* **What you will do**
In the listing below, locate the lines bearing the word "Rebuild". Copy every one of them.

* **Material for this exercise**
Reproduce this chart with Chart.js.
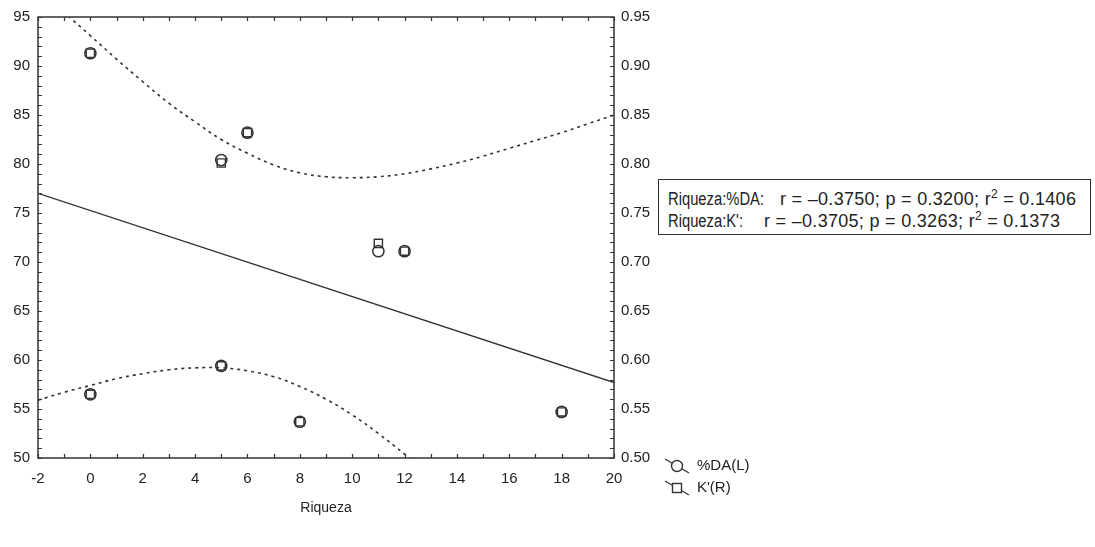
<!DOCTYPE html>
<html>
<head>
<meta charset="utf-8">
<script src="https://cdn.jsdelivr.net/npm/chart.js@4.4.1/dist/chart.umd.min.js"></script>
<style>
  html, body { margin: 0; padding: 0; background: #fff; }
  #wrap { position: relative; width: 1095px; height: 547px; font-family: "Liberation Sans", Arial, sans-serif; color: #222; }
  canvas { position: absolute; left: 0; top: 0; }
  #stats { position: absolute; left: 658px; top: 179px; width: 433px; height: 56px; border: 1.5px solid #333; box-sizing: border-box; background: #fff; }
  #stats span { position: absolute; font-size: 18px; line-height: 20px; white-space: nowrap; }
  #stats .val { letter-spacing: 0.3px; }
  #stats .lab { transform: scaleX(0.82); transform-origin: left center; }
  #stats sup { font-size: 12px; vertical-align: 7px; line-height: 0; }
  .leg { position: absolute; left: 662px; font-size: 15px; white-space: nowrap; }
  .leg svg { position: absolute; left: 0; top: 0; }
  .leg span { position: absolute; left: 35px; top: 0; }
</style>
</head>
<body>
<div id="wrap">
  <canvas id="c" width="1095" height="547"></canvas>
  <div id="stats">
    <span class="lab" style="left:9px; top:9px;">Riqueza:%DA:</span>
    <span class="val" style="left:121px; top:9px;">r = &ndash;0.3750; p = 0.3200; r<sup>2</sup> = 0.1406</span>
    <span class="lab" style="left:9px; top:31px;">Riqueza:K':</span>
    <span class="val" style="left:105px; top:31px;">r = &ndash;0.3705; p = 0.3263; r<sup>2</sup> = 0.1373</span>
  </div>
  <div class="leg" style="top:456px;">
    <svg width="32" height="20"><line x1="3" y1="3" x2="27" y2="17" stroke="#333" stroke-width="1.2"/><circle cx="15" cy="10" r="5.5" fill="#fff" stroke="#333" stroke-width="1.4"/></svg>
    <span>%DA(L)</span>
  </div>
  <div class="leg" style="top:478px;">
    <svg width="32" height="20"><line x1="3" y1="3" x2="27" y2="17" stroke="#333" stroke-width="1.2"/><rect x="10.5" y="5.5" width="9" height="9" fill="#fff" stroke="#333" stroke-width="1.4"/></svg>
    <span>K'(R)</span>
  </div>
</div>
<script>
// ---- data ----
const riqueza = [0, 0, 5, 5, 6, 8, 11, 12, 18];
const pctDA = [91.3, 56.5, 80.4, 59.4, 83.2, 53.7, 71.1, 71.1, 54.7];
const kPrime = [0.913, 0.565, 0.801, 0.594, 0.832, 0.537, 0.719, 0.711, 0.547];
const fitX = [-2, 20];
const fitY = [77.0, 57.7];
const bandUpperX = [-2, -1, 0, 1, 2, 3, 4, 5, 6, 7, 8, 9, 10, 11, 12, 13, 14, 15, 16, 17, 18, 19, 20];
const bandUpperY = [98.1, 95.5, 93.1, 90.7, 88.4, 86.2, 84.3, 82.5, 81.1, 79.9, 79.1, 78.7, 78.6, 78.7, 79.0, 79.5, 80.1, 80.8, 81.6, 82.4, 83.2, 84.1, 85.0];
const bandLowerX = [-2, -1, 0, 1, 2, 3, 4, 5, 6, 7, 8, 9, 10, 11, 12, 13, 14];
const bandLowerY = [55.9, 56.7, 57.4, 58.1, 58.6, 59.0, 59.2, 59.2, 58.9, 58.3, 57.3, 56.0, 54.4, 52.5, 50.4, 48.2, 45.8];
const xTickLabels = ['-2', '0', '2', '4', '6', '8', '10', '12', '14', '16', '18', '20'];
const yLeftTickLabels = ['50', '55', '60', '65', '70', '75', '80', '85', '90', '95'];
const yRightTickLabels = ['0.50', '0.55', '0.60', '0.65', '0.70', '0.75', '0.80', '0.85', '0.90', '0.95'];

const pts = (xs, ys) => xs.map((x, i) => ({ x: x, y: ys[i] }));
const INK = '#333';

const frame = {
  id: 'frame',
  afterDraw(chart) {
    const ctx = chart.ctx, a = chart.chartArea;
    const sx = chart.scales.x, sy = chart.scales.y, sr = chart.scales.y1;
    ctx.save();
    ctx.strokeStyle = INK;
    ctx.lineWidth = 1.5;
    ctx.strokeRect(a.left, a.top, a.right - a.left, a.bottom - a.top);
    ctx.lineWidth = 1.2;
    ctx.beginPath();
    for (let v = -2; v <= 20; v++) {
      const px = Math.round(sx.getPixelForValue(v)) + 0.5;
      ctx.moveTo(px, a.bottom); ctx.lineTo(px, a.bottom - 4);
      ctx.moveTo(px, a.top); ctx.lineTo(px, a.top + 4);
    }
    for (let v = 50; v <= 95; v++) {
      const py = Math.round(sy.getPixelForValue(v)) + 0.5;
      ctx.moveTo(a.left, py); ctx.lineTo(a.left + 4, py);
    }
    for (let v = 50; v <= 95; v++) {
      const py = Math.round(sr.getPixelForValue(v / 100)) + 0.5;
      ctx.moveTo(a.right, py); ctx.lineTo(a.right - 4, py);
    }
    ctx.stroke();
    ctx.restore();
  }
};

const font = { family: '"Liberation Sans", Arial, sans-serif', size: 15 };

new Chart(document.getElementById('c'), {
  type: 'scatter',
  data: {
    datasets: [
      { label: 'fit', data: pts(fitX, fitY), showLine: true, borderColor: INK, borderWidth: 1.3, pointRadius: 0, yAxisID: 'y' },
      { label: 'upper', data: pts(bandUpperX, bandUpperY), showLine: true, borderColor: INK, borderWidth: 1.6, borderDash: [3, 4], pointRadius: 0, tension: 0.4, yAxisID: 'y' },
      { label: 'lower', data: pts(bandLowerX, bandLowerY), showLine: true, borderColor: INK, borderWidth: 1.6, borderDash: [3, 4], pointRadius: 0, tension: 0.4, yAxisID: 'y' },
      { label: "K'(R)", data: pts(riqueza, kPrime), pointStyle: 'rect', pointRadius: 5.8, borderColor: INK, borderWidth: 1.4, backgroundColor: 'rgba(0,0,0,0)', yAxisID: 'y1' },
      { label: '%DA(L)', data: pts(riqueza, pctDA), pointStyle: 'circle', pointRadius: 5.6, borderColor: INK, borderWidth: 1.5, backgroundColor: 'rgba(0,0,0,0)', yAxisID: 'y' }
    ]
  },
  options: {
    responsive: false,
    animation: false,
    layout: { padding: { top: 16, left: 0, right: 431, bottom: 24 } },
    plugins: { legend: { display: false }, tooltip: { enabled: false } },
    scales: {
      x: {
        type: 'linear', min: -2, max: 20,
        afterBuildTicks: s => { s.ticks = xTickLabels.map(t => ({ value: Number(t) })); },
        ticks: { font: font, color: '#222', padding: 12, callback: v => String(v), maxRotation: 0, autoSkip: false },
        grid: { display: false, drawTicks: false },
        border: { display: false },
        title: { display: true, text: 'Riqueza', font: { family: font.family, size: 14 }, color: '#222', padding: { top: 10, bottom: 6 } },
        afterFit: s => { s.height = 65; }
      },
      y: {
        type: 'linear', position: 'left', min: 50, max: 95,
        afterBuildTicks: s => { s.ticks = yLeftTickLabels.map(t => ({ value: Number(t) })); },
        ticks: { font: font, color: '#222', padding: 8, callback: v => String(v), autoSkip: false },
        grid: { display: false, drawTicks: false },
        border: { display: false },
        afterFit: s => { s.width = 38; }
      },
      y1: {
        type: 'linear', position: 'right', min: 0.5, max: 0.95,
        afterBuildTicks: s => { s.ticks = yRightTickLabels.map(t => ({ value: Number(t) })); },
        ticks: { font: font, color: '#222', padding: 7, callback: v => Number(v).toFixed(2), autoSkip: false },
        grid: { display: false, drawTicks: false },
        border: { display: false },
        afterFit: s => { s.width = 50; }
      }
    }
  },
  plugins: [frame]
});
</script>
</body>
</html>
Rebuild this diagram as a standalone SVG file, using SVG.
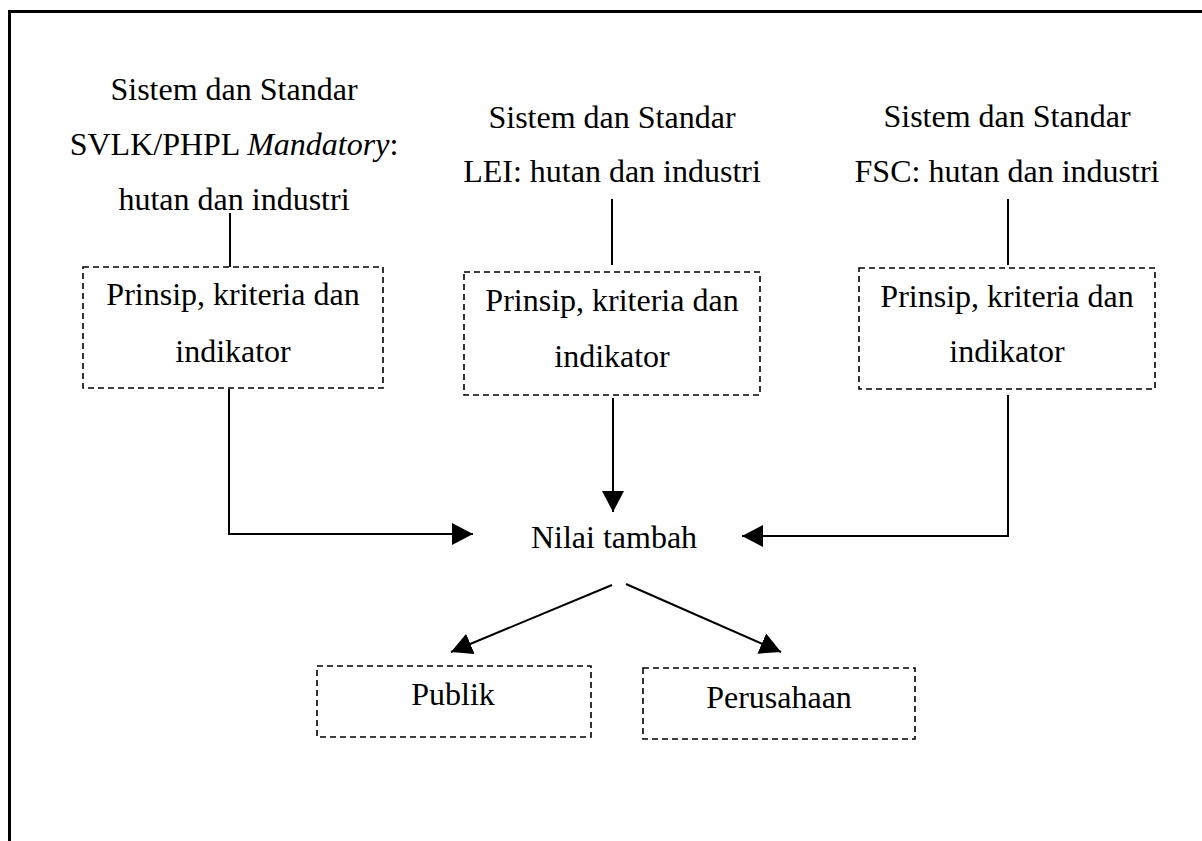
<svg xmlns="http://www.w3.org/2000/svg" width="1202" height="841" viewBox="0 0 1202 841">
<style>
text{font-size:32px;fill:#000;text-anchor:middle}
.box{fill:none;stroke:#000;stroke-width:1.6;stroke-dasharray:6 4}
.ln{fill:none;stroke:#000;stroke-width:2}
</style>
<defs>
<marker id="ah" markerWidth="22" markerHeight="22" refX="21" refY="11" orient="auto" markerUnits="userSpaceOnUse">
<path d="M0,0 L21,11 L0,22 Z" fill="#000"/>
</marker>
</defs>
<rect width="1202" height="841" fill="#fff"/>
<path d="M9.5,841 V11.5 H1202" fill="none" stroke="#000" stroke-width="3"/>
<g id="connectors">
<line class="ln" x1="230" y1="213" x2="230" y2="267"/>
<line class="ln" x1="612" y1="199" x2="612" y2="265"/>
<line class="ln" x1="1008" y1="199" x2="1008" y2="265"/>
<path class="ln" d="M229,389 V534 H473" marker-end="url(#ah)"/>
<line class="ln" x1="613" y1="398" x2="613" y2="512" marker-end="url(#ah)"/>
<path class="ln" d="M1008,395 V536 H742" marker-end="url(#ah)"/>
<line class="ln" x1="612" y1="585" x2="451" y2="652" marker-end="url(#ah)"/>
<line class="ln" x1="626" y1="584" x2="781" y2="652" marker-end="url(#ah)"/>
</g>
<g font-family="'Liberation Serif', 'Times New Roman', 'DejaVu Serif', serif">
<g id="svlk">
<text x="234" y="100">Sistem dan Standar</text>
<text x="234" y="155">SVLK/PHPL <tspan font-style="italic">Mandatory</tspan>:</text>
<text x="234" y="210">hutan dan industri</text>
</g>
<g id="lei">
<text x="612" y="128">Sistem dan Standar</text>
<text x="612" y="182">LEI: hutan dan industri</text>
</g>
<g id="fsc">
<text x="1007" y="127">Sistem dan Standar</text>
<text x="1007" y="182">FSC: hutan dan industri</text>
</g>
<g id="pki1">
<rect class="box" x="83" y="267" width="300" height="121"/>
<text x="233" y="305">Prinsip, kriteria dan</text>
<text x="233" y="362">indikator</text>
</g>
<g id="pki2">
<rect class="box" x="464" y="272" width="296" height="123"/>
<text x="612" y="311">Prinsip, kriteria dan</text>
<text x="612" y="367">indikator</text>
</g>
<g id="pki3">
<rect class="box" x="859" y="268" width="296" height="121"/>
<text x="1007" y="307">Prinsip, kriteria dan</text>
<text x="1007" y="362">indikator</text>
</g>
<g id="nilai">
<text x="614" y="548">Nilai tambah</text>
</g>
<g id="publik">
<rect class="box" x="317" y="666" width="274" height="71"/>
<text x="453" y="705">Publik</text>
</g>
<g id="perusahaan">
<rect class="box" x="643" y="668" width="272" height="71"/>
<text x="779" y="708">Perusahaan</text>
</g>
</g>
</svg>
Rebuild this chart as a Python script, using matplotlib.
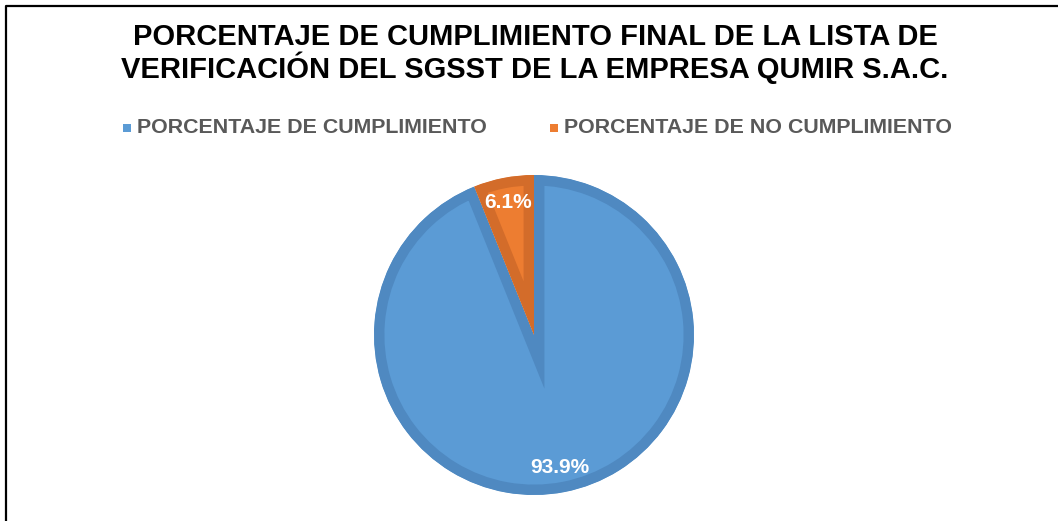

* **Result for this exercise**
Rebuild this diagram as a standalone SVG file, using SVG.
Rebuild this chart as a Python script, using matplotlib.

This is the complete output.